Cienega High School students Makayla Kroeger, Hayden Tanskley and Ana Sophia Moran conduct a test-run of their equipment in preparation for Monday’s solar eclipse. The students are members of a four-student team from Vail’s Cienega High School collecting data on the sun’s corona as part of an international citizen-scientist project.

Four Cienega High School students and their teacher are part of a North American network of citizen scientists collecting data about a rarely-studied part of the sun during Monday’s total solar eclipse. The project was started by Tucson solar astronomist Matt Penn.

Using telescopes, computers and specialized software, the group — under the tutelage of Cienega science teacher Jack Erickson — will gather data about the sun’s inner corona in an effort to help scientists better understand a rarely-seen part of the sun.

Matt Penn, an electro-optical engineer and 33-year veteran solar astronomer based in Tucson, founded the project in 2015.

“I thought, how cool would it be to get a network of telescopes set up and take real imaging data during the eclipse?”

NASA studies have looked at the corona — the atmosphere of the sun — but the inner region of the corona has gone largely unstudied, Penn said.

“They don’t look at the inner region of the corona for technical reasons,” Penn explained. “The eclipse opens that window for the inner corona, something from the surface of the sun, up to about one solar radius above the surface.

“That’s where all the exciting stuff happens.”

Four Cienega High School students - Hayden Tanksley (twelfth grade), Makayal Kroeger (eleventh grade), Ana Sofia Moran (tenth grade) and Grace Stubbins (tenth grade), along with their teacher, Jack Erickson (third from left) arrived in Oklahoma Thursday. They will participate in a North American citizen-scientist endeavor recording data from the upcoming total solar eclipse. The group will be set up in Idabel, Oklahoma, along the path of totality.

The corona is host to solar storms that are accelerated off the sun and travel through space. The storms can “cause havoc with our magnetic field and our power systems,” Penn said.

“We don’t know how those are accelerated. All that acceleration happens in the region where NASA can’t observe currently.”

An eclipse lasts about four minutes — not much time to collect data.

But with dozens of teams studying across the path of totality?

“If we can get eclipse data for the whole time that the moon’s shadow is on the earth, then there’s a lot more robust science that can be done with that,” said Erickson, the Cienega teacher.

A group of Cienega students traveled to record observations about the 2017 total solar eclipse.

Erickson said his students received a lot of scholarship money from that experience. A few gave an eclipse presentation at Comic Con, Erickson said.

“This is a whole new level of nerdy right here,” he said, laughing.

Vail Unified School District Cienega High School students Makayla Kroeger and Callie Erickson steady their telescope and tripod in the Utah sand to record data from the annular eclipse. That 2023 trip preceded a journey to Oklahoma to study Monday’s total solar eclipse. Four Cienega students will be stationed in Oklahoma Monday, along the path of totality.

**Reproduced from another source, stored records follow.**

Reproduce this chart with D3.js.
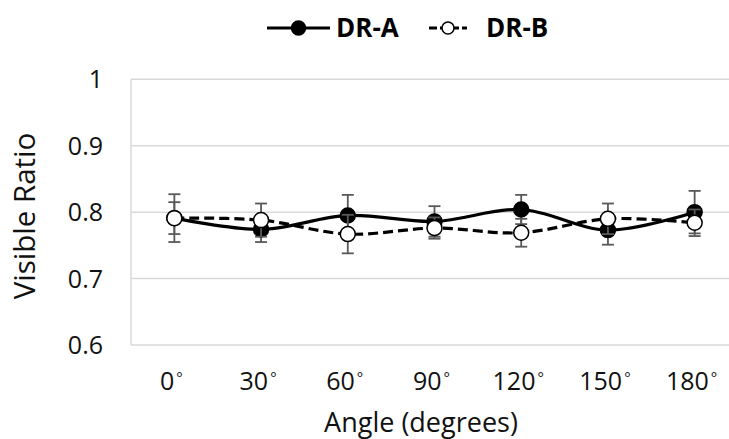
<!DOCTYPE html>
<html>
<head>
  <meta charset="utf-8">
  <script src="https://d3js.org/d3.v7.min.js"></script>
  <style>
    body { margin: 0; background: #fff; }
    svg { display: block; font-family: "Open Sans", sans-serif; }
  </style>
</head>
<body>
  <div id="chart"></div>
  <script>
    // values
    var angles = ["0", "30", "60", "90", "120", "150", "180"]
    var drA = [0.791, 0.774, 0.795, 0.786, 0.804, 0.773, 0.800]
    var drAErr = [0.036, 0.019, 0.031, 0.023, 0.022, 0.022, 0.032]
    var drB = [0.791, 0.788, 0.767, 0.776, 0.769, 0.790, 0.784]
    var drBErr = [0.024, 0.025, 0.029, 0.016, 0.021, 0.023, 0.020]
    var yTicks = [0.6, 0.7, 0.8, 0.9, 1]

    var width = 729, height = 439
    var plot = {left: 131, right: 738, top: 79.3, bottom: 345}

    var svg = d3.select("#chart").append("svg")
      .attr("width", width)
      .attr("height", height)

    var x = d3.scaleBand()
      .domain(angles)
      .range([plot.left, plot.right])

    var y = d3.scaleLinear()
      .domain([0.6, 1])
      .range([plot.bottom, plot.top])

    var cx = function(a) { return x(a) + x.bandwidth() / 2 }

    // gridlines
    svg.append("g")
      .selectAll("line")
      .data(yTicks)
      .enter().append("line")
      .attr("x1", plot.left).attr("x2", plot.right)
      .attr("y1", function(d) { return y(d) })
      .attr("y2", function(d) { return y(d) })
      .attr("stroke", "#d9d9d9")
      .attr("stroke-width", 1.5)

    // left border of plot area
    svg.append("line")
      .attr("x1", plot.left).attr("x2", plot.left)
      .attr("y1", plot.top).attr("y2", plot.bottom)
      .attr("stroke", "#d9d9d9")
      .attr("stroke-width", 1.5)

    // y tick labels
    svg.append("g")
      .selectAll("text")
      .data(yTicks)
      .enter().append("text")
      .attr("x", 103)
      .attr("y", function(d) { return y(d) })
      .attr("dy", "0.36em")
      .attr("text-anchor", "end")
      .attr("font-size", 25)
      .attr("fill", "#111")
      .text(function(d) { return d === 1 ? "1" : d.toFixed(1) })

    // x tick labels with a small degree sign
    var xl = svg.append("g")
      .selectAll("text")
      .data(angles)
      .enter().append("text")
      .attr("x", function(d) { return cx(d) - 3 })
      .attr("y", 390)
      .attr("text-anchor", "middle")
      .attr("font-size", 25)
      .attr("fill", "#111")
    xl.append("tspan").text(function(d) { return d })
    xl.append("tspan")
      .attr("font-size", 15)
      .attr("dy", -7)
      .attr("dx", 2)
      .text("°")

    // axis titles
    svg.append("text")
      .attr("transform", "translate(35,216) rotate(-90)")
      .attr("text-anchor", "middle")
      .attr("font-size", 29.5)
      .attr("fill", "#111")
      .text("Visible Ratio")

    svg.append("text")
      .attr("x", 421)
      .attr("y", 432)
      .attr("text-anchor", "middle")
      .attr("font-size", 27)
      .attr("fill", "#111")
      .text("Angle (degrees)")

    var series = [
      {name: "DR-A", values: drA, err: drAErr, fill: "#000", dash: null},
      {name: "DR-B", values: drB, err: drBErr, fill: "#fff", dash: "10,5"}
    ]

    var line = d3.line()
      .x(function(d, i) { return cx(angles[i]) })
      .y(function(d) { return y(d) })
      .curve(d3.curveCardinal.tension(0))

    series.forEach(function(s) {
      var g = svg.append("g")
      var eb = g.append("g")
        .attr("stroke", "#595959")
        .attr("stroke-width", 1.8)
        .selectAll("g")
        .data(s.values)
        .enter().append("g")
      eb.append("line")
        .attr("x1", function(d, i) { return cx(angles[i]) })
        .attr("x2", function(d, i) { return cx(angles[i]) })
        .attr("y1", function(d, i) { return y(d + s.err[i]) })
        .attr("y2", function(d, i) { return y(d - s.err[i]) })
      eb.append("line")
        .attr("x1", function(d, i) { return cx(angles[i]) - 6 })
        .attr("x2", function(d, i) { return cx(angles[i]) + 6 })
        .attr("y1", function(d, i) { return y(d + s.err[i]) })
        .attr("y2", function(d, i) { return y(d + s.err[i]) })
      eb.append("line")
        .attr("x1", function(d, i) { return cx(angles[i]) - 6 })
        .attr("x2", function(d, i) { return cx(angles[i]) + 6 })
        .attr("y1", function(d, i) { return y(d - s.err[i]) })
        .attr("y2", function(d, i) { return y(d - s.err[i]) })

      g.append("path")
        .datum(s.values)
        .attr("d", line)
        .attr("fill", "none")
        .attr("stroke", "#000")
        .attr("stroke-width", 3.2)
        .attr("stroke-dasharray", s.dash)

      g.selectAll("circle")
        .data(s.values)
        .enter().append("circle")
        .attr("cx", function(d, i) { return cx(angles[i]) })
        .attr("cy", function(d) { return y(d) })
        .attr("r", 7.5)
        .attr("fill", s.fill)
        .attr("stroke", "#000")
        .attr("stroke-width", 1.5)
    })

    // legend
    var legendPos = [
      {x1: 267, x2: 330, tx: 336},
      {x1: 429, x2: 467, tx: 486}
    ]
    series.forEach(function(s, i) {
      var p = legendPos[i]
      var lg = svg.append("g")
      lg.append("line")
        .attr("x1", p.x1).attr("x2", p.x2)
        .attr("y1", 28).attr("y2", 28)
        .attr("stroke", "#000")
        .attr("stroke-width", 3.2)
        .attr("stroke-dasharray", s.dash ? "8,3" : null)
      lg.append("circle")
        .attr("cx", (p.x1 + p.x2) / 2)
        .attr("cy", 28)
        .attr("r", i === 0 ? 7 : 6)
        .attr("fill", s.fill)
        .attr("stroke", "#000")
        .attr("stroke-width", 1.5)
      lg.append("text")
        .attr("x", p.tx)
        .attr("y", 37)
        .attr("font-size", 26)
        .attr("font-weight", "bold")
        .attr("fill", "#000")
        .text(s.name)
    })
  </script>
</body>
</html>
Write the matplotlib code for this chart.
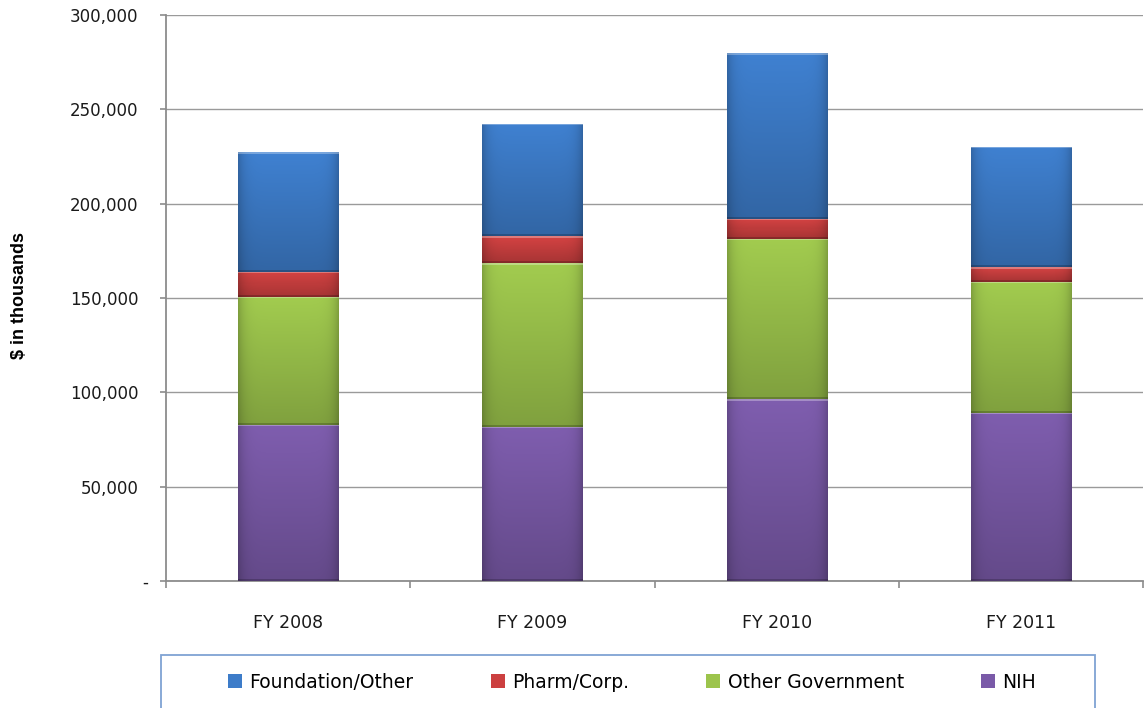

As a result of the 2017 endeavor, in 2020 a 283-co-author white paper was published using the combined data.

It was the first of its kind, and only the third to make a similar measurement, Penn said.

Dozens of teams are taking part in Monday’s eclipse study, including college students, retired astronomers, Girl Scouts — and high school students.

“The project has groups like ours, going all the way from the Gulf of Mexico along the path of totality of the eclipse … and we have telescopes all the way up to where it leaves land and goes out to sea in Canada,” Erickson said.

Four Cienega students, a chaperone and Erickson arrived in Oklahoma on Thursday. The group will contribute to the project, dubbed “DEBI” (Dynamic Eclipse Broadcast Initiative) from Idabel, Oklahoma.

The group had a practice run at Tucson’s Brandi Fenton Memorial Park last Saturday.

There were a few hiccups — students had to reconfigure some software code to make sure the telescope remained focused on its target.

“If we’re not precise in our setup, when we try and automatically have it look at the sun, it’ll be off, and then then we’ll have to manually set it,” said Hayden Tanksley, a senior at Cienega. “That’s pretty difficult.”

Cienega’s efforts are being funded by Cienega’s astronomy club, the Vail Unified School District and tax credit donations, totaling a bit less than $10,000 Erickson said. That includes equipment and travel.

“Because we have to make the science more valid, all of the groups have the same telescope, the same camera running the same computer with the same software, the same filters — everything has to be the same,” he said.

Some of the equipment has been donated and will be kept by participants after the eclipse, Penn said.

Penn said that whether the students go on to pursue careers in science or otherwise, what is important is that they can make an educated decision about their futures.

“Some of the best students that we’ve had decided that science just isn’t for them. At least they’ve made that decision based on facts.”